What are the aims of the new marketing strategy?
We are looking to build on the success of Irish tourism internationally and globally and to do that we believe we need to deliver sustainable growth. It’s not just about the numbers – it’s making sure we do that in a sustainable way so that every part of the island of Ireland feels the benefit.
What are the key messages you’re trying to deliver?
Our priorities remain to drive regional growth, extend the visitor season to include off-peak periods, to build more demand for Northern Ireland and to make sure we tell a bigger story to consumers about all the things there are to see and do in Ireland.
It is all about managing demand and doing it in a way that maintains the quality of the experience for visitors.'
So what are the regional experiences that Aussies can enjoy?
We have five really strong regional brand experiences. The Wild Atlantic Way, Ireland’s Ancient East, Hidden Heartlands, Dublin and Northern Ireland’s new brand, Embrace the Giant Spirit.
The new brand will allow Northern Ireland to compete more robustly on an international level with lots of new experiences being developed. At the end of the day we know it is experiences that really differentiate a destination. People want to go local and immerse themselves in the culture and try new things.
How will you drive demand into the off-season?
I think the smart traveller realises the benefits of travelling in the off-season. It’s less crowded, less expensive and a lot of experiences are more authentic because people have a lot more time for you.
So we’ll be talking about events such as the 2020 Taste the Island Festival, a celebration of Ireland’s food culture, which will run through September to November. There’s also the Puca Halloween festival in late October, St Patrick’s Day, TradFest and the Global Greening promotion.
For those who haven’t been yet, what is the Irish difference?
It’s a relatively compact destination but what many people don’t realise is we have a huge amount to see and do. You have history and culture, great landscapes and great people.
The people aren’t necessarily the reason to go but they leave the lasting impression. They are the glue that brings all of the experiences together.

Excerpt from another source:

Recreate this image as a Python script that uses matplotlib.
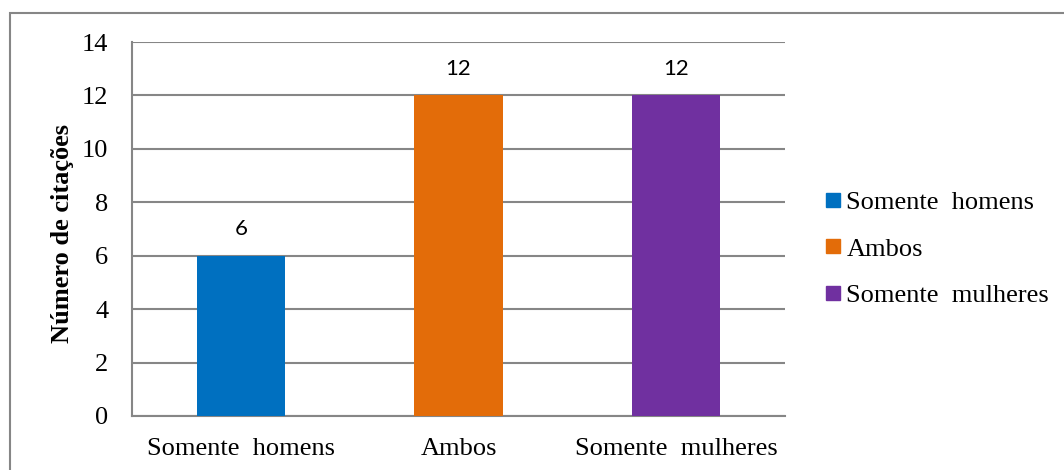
import matplotlib.pyplot as plt
from matplotlib.patches import Rectangle
from matplotlib.lines import Line2D

categories = ['Somente  homens', 'Ambos', 'Somente  mulheres']
values = [6, 12, 12]
colors = ['#0070C0', '#E36C09', '#7030A0']
yticks = [0, 2, 4, 6, 8, 10, 12, 14]

W, H = 1064, 470
fig = plt.figure(figsize=(W / 100, H / 100), dpi=100)

# chart frame (only top/left edges fall inside the canvas)
fig.patches.append(Rectangle((10 / W, -0.1), 1.2, (H - 13) / H + 0.1, transform=fig.transFigure,
                             fill=False, edgecolor='#868686', linewidth=1.5))

ax = fig.add_axes([132 / W, (H - 416) / H, (785 - 132) / W, (416 - 42) / H])
x = range(len(categories))
bars = ax.bar(x, values, width=0.405, color=colors, zorder=3)
ax.set_xlim(-0.5, len(categories) - 0.5)
ax.set_ylim(0, 14)
ax.set_yticks(yticks)
ax.set_xticks(list(x))
ax.set_xticklabels(categories)

serif = 'Liberation Serif'
for lab in ax.get_xticklabels() + ax.get_yticklabels():
    lab.set_fontfamily(serif)
    lab.set_fontsize(19)
ax.tick_params(axis='both', length=0)
ax.tick_params(axis='y', pad=17)
ax.tick_params(axis='x', pad=16)

ax.yaxis.grid(True, color='#868686', linewidth=1.5, zorder=0)
for s in ['top', 'right']:
    ax.spines[s].set_visible(False)
for s in ['left', 'bottom']:
    ax.spines[s].set_color('#868686')
    ax.spines[s].set_linewidth(1.5)

ax.set_ylabel('Número de citações', fontfamily=serif, fontweight='bold', fontsize=19)
ax.yaxis.set_label_coords(-0.089, 0.487)

for b, v in zip(bars, values):
    ax.annotate(str(v), (b.get_x() + b.get_width() / 2, v), xytext=(0, 12),
                textcoords='offset points', ha='center', va='bottom',
                fontfamily='Lato', fontsize=16)

handles = [Line2D([], [], marker='s', linestyle='', markersize=10, color=c) for c in colors]
fig.legend(handles, categories, loc='center left', bbox_to_anchor=(820 / W, (H - 249) / H),
           frameon=False, handletextpad=0.0, labelspacing=0.88, handlelength=1.0,
           borderaxespad=0, borderpad=0, prop={'family': serif, 'size': 19})

fig.savefig('out.png', dpi=100)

How important is the Australian market?
This has always been a good market for us and we’ve seen really good growth over the years. Australians come for quite a long time and you spend, so you are in our top 10 markets for both holidaymaker numbers and visitor spend. Australia is also very important to Northern Ireland – it is the number three market in terms of visitor numbers.
What role do travel agents play in your thinking?
They are very important, particularly in Australia, because it’s a big time commitment and financial investment for consumers to travel to Ireland. We have a fairly extensive B2B program working with the travel trade in terms of famil trips, webinars, partnership programs and sales missions.
Tourism Ireland is committed to the Australasian market. We are investing in this market, we have a strategy and by everyone in the travel industry aligning behind the strategy it’s a win-win situation for everyone.